-- Start EXTRACTED ENTRIES --

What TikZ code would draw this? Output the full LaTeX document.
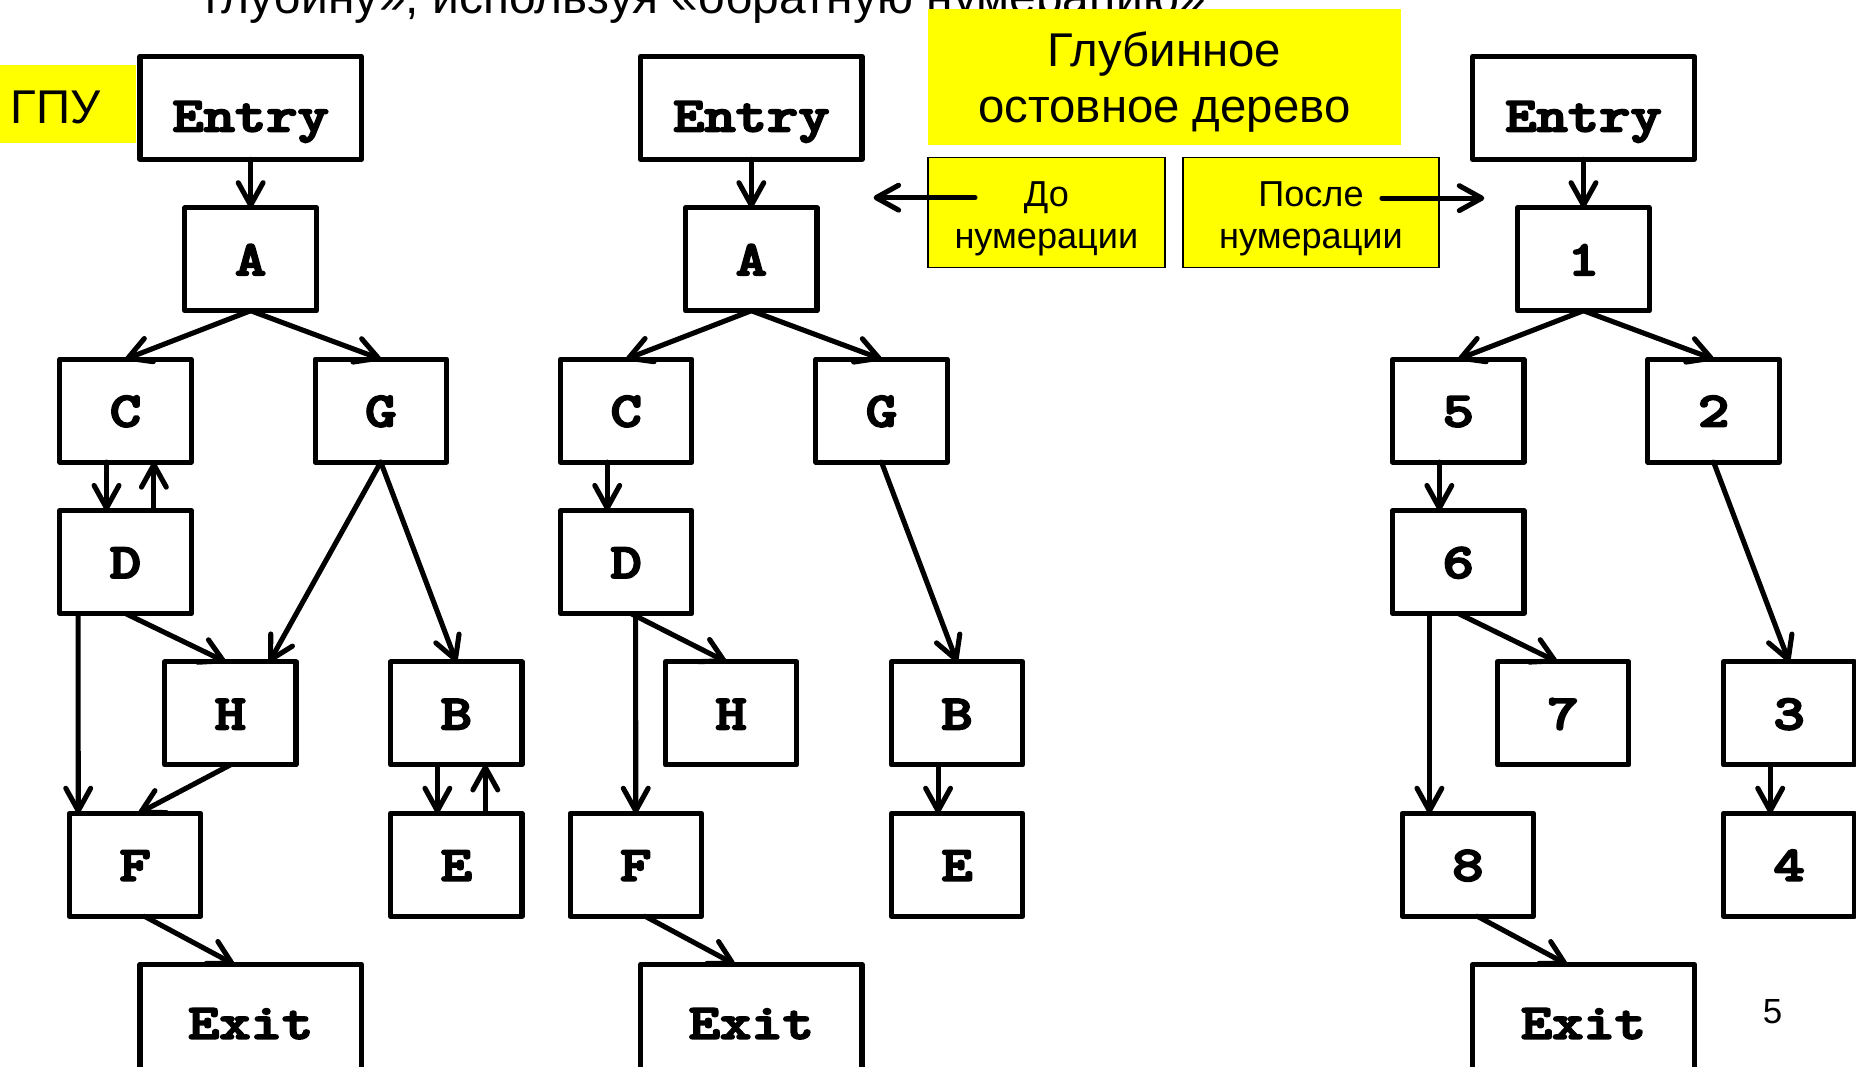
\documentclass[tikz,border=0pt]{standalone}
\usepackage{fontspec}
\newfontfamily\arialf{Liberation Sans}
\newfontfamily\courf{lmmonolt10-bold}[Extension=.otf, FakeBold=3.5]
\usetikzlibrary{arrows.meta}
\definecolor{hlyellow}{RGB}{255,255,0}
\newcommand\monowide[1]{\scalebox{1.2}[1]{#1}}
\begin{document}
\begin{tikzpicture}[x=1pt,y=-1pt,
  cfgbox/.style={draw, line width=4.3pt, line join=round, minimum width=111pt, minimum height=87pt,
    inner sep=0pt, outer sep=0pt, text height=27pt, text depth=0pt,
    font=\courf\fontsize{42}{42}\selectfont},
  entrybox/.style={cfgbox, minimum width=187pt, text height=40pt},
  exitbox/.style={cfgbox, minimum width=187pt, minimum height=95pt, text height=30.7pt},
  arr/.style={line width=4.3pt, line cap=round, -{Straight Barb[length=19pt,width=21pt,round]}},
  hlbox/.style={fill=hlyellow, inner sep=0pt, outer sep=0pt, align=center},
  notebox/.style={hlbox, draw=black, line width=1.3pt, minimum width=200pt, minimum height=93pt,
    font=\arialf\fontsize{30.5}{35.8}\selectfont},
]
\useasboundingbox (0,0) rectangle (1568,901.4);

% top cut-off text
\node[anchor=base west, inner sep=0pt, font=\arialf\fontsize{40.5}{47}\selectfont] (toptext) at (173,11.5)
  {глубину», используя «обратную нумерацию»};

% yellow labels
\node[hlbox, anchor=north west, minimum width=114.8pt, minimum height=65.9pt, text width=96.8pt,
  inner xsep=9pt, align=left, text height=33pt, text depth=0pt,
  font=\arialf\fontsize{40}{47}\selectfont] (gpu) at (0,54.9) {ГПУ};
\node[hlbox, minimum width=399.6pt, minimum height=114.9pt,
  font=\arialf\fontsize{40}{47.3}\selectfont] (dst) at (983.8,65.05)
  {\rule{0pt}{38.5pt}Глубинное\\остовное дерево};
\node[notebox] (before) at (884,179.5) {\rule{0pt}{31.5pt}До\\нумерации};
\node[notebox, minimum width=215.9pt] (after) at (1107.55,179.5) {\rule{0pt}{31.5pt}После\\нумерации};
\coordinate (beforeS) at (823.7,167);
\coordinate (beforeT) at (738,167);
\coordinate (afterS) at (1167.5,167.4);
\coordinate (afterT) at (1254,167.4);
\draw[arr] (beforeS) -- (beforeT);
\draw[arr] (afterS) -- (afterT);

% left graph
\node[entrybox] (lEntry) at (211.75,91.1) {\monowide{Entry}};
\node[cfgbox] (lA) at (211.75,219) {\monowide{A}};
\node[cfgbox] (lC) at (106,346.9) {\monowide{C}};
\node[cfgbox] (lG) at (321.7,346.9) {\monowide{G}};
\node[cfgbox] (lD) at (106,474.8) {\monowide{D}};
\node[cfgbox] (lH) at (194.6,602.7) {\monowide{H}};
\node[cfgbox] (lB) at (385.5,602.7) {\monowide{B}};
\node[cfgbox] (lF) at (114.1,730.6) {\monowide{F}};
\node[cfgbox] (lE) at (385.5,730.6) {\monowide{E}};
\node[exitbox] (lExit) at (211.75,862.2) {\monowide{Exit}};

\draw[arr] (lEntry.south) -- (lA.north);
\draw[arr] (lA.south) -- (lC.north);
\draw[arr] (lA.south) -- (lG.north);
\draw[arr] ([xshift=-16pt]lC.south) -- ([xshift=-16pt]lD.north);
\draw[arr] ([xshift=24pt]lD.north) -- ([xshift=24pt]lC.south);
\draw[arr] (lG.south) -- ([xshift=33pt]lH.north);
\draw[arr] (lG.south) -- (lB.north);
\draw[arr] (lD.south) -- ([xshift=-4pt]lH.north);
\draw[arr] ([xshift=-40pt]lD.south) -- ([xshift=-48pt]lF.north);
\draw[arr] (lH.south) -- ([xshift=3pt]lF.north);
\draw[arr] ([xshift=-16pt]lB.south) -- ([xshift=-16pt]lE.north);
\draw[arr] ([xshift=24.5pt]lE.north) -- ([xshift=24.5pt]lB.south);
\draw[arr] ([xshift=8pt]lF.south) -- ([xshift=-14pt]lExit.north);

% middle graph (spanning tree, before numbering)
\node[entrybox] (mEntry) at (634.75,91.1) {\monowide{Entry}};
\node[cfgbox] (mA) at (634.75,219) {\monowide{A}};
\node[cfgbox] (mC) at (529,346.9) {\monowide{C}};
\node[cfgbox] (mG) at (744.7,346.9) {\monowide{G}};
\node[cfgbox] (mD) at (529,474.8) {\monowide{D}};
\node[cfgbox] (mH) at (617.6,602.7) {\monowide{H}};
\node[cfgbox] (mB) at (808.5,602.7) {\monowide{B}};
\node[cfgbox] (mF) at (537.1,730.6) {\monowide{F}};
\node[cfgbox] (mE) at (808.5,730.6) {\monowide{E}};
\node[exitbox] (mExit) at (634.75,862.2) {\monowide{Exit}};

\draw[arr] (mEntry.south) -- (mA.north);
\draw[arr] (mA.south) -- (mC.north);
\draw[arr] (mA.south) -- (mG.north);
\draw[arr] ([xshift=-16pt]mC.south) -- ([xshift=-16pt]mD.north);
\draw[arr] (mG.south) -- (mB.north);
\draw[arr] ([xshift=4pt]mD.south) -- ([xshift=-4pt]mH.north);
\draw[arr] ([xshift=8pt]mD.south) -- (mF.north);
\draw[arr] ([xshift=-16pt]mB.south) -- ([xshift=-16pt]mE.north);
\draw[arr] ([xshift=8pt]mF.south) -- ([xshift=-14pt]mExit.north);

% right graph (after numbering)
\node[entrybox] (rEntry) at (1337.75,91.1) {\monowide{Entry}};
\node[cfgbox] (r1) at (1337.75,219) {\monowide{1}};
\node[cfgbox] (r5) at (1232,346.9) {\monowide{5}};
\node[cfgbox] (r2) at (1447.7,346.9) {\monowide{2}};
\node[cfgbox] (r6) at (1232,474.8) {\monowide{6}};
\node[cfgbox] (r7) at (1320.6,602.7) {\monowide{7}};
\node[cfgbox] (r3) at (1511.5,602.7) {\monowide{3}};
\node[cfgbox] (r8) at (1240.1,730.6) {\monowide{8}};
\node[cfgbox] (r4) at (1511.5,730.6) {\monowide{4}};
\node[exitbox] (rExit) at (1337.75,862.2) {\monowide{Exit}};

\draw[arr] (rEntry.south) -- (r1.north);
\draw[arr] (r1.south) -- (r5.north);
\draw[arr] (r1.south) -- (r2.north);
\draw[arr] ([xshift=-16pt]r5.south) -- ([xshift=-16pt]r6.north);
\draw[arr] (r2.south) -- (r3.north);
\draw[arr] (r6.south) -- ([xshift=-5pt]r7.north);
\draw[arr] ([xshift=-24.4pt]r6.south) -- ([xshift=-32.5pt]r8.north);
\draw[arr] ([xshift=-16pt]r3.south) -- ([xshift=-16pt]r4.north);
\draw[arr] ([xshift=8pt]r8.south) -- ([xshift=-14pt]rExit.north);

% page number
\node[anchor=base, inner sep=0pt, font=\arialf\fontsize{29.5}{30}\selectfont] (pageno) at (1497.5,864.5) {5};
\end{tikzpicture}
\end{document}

-- End EXTRACTED ENTRIES --
-- Start EXTRACTED ENTRIES --

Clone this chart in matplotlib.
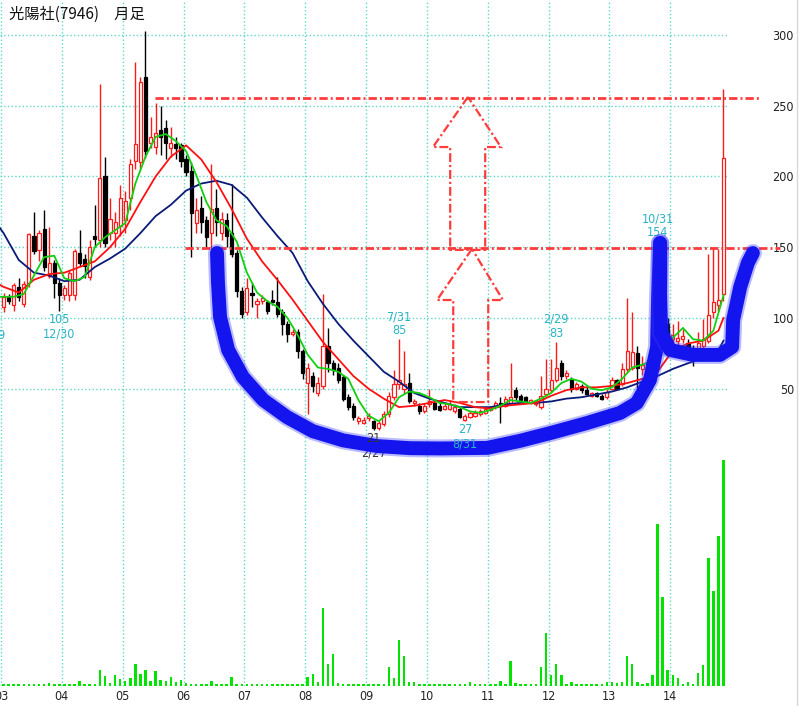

-- End EXTRACTED ENTRIES --

## SET TASK
Could you quote, word for word, only the lines from the one containing "What TikZ code" through the one containing "(0,0) rectangle (1568,901.4);", both included, and leave out any pictures?

## FINAL ANSWER
What TikZ code would draw this? Output the full LaTeX document.
\documentclass[tikz,border=0pt]{standalone}
\usepackage{fontspec}
\newfontfamily\arialf{Liberation Sans}
\newfontfamily\courf{lmmonolt10-bold}[Extension=.otf, FakeBold=3.5]
\usetikzlibrary{arrows.meta}
\definecolor{hlyellow}{RGB}{255,255,0}
\newcommand\monowide[1]{\scalebox{1.2}[1]{#1}}
\begin{document}
\begin{tikzpicture}[x=1pt,y=-1pt,
  cfgbox/.style={draw, line width=4.3pt, line join=round, minimum width=111pt, minimum height=87pt,
    inner sep=0pt, outer sep=0pt, text height=27pt, text depth=0pt,
    font=\courf\fontsize{42}{42}\selectfont},
  entrybox/.style={cfgbox, minimum width=187pt, text height=40pt},
  exitbox/.style={cfgbox, minimum width=187pt, minimum height=95pt, text height=30.7pt},
  arr/.style={line width=4.3pt, line cap=round, -{Straight Barb[length=19pt,width=21pt,round]}},
  hlbox/.style={fill=hlyellow, inner sep=0pt, outer sep=0pt, align=center},
  notebox/.style={hlbox, draw=black, line width=1.3pt, minimum width=200pt, minimum height=93pt,
    font=\arialf\fontsize{30.5}{35.8}\selectfont},
]
\useasboundingbox (0,0) rectangle (1568,901.4);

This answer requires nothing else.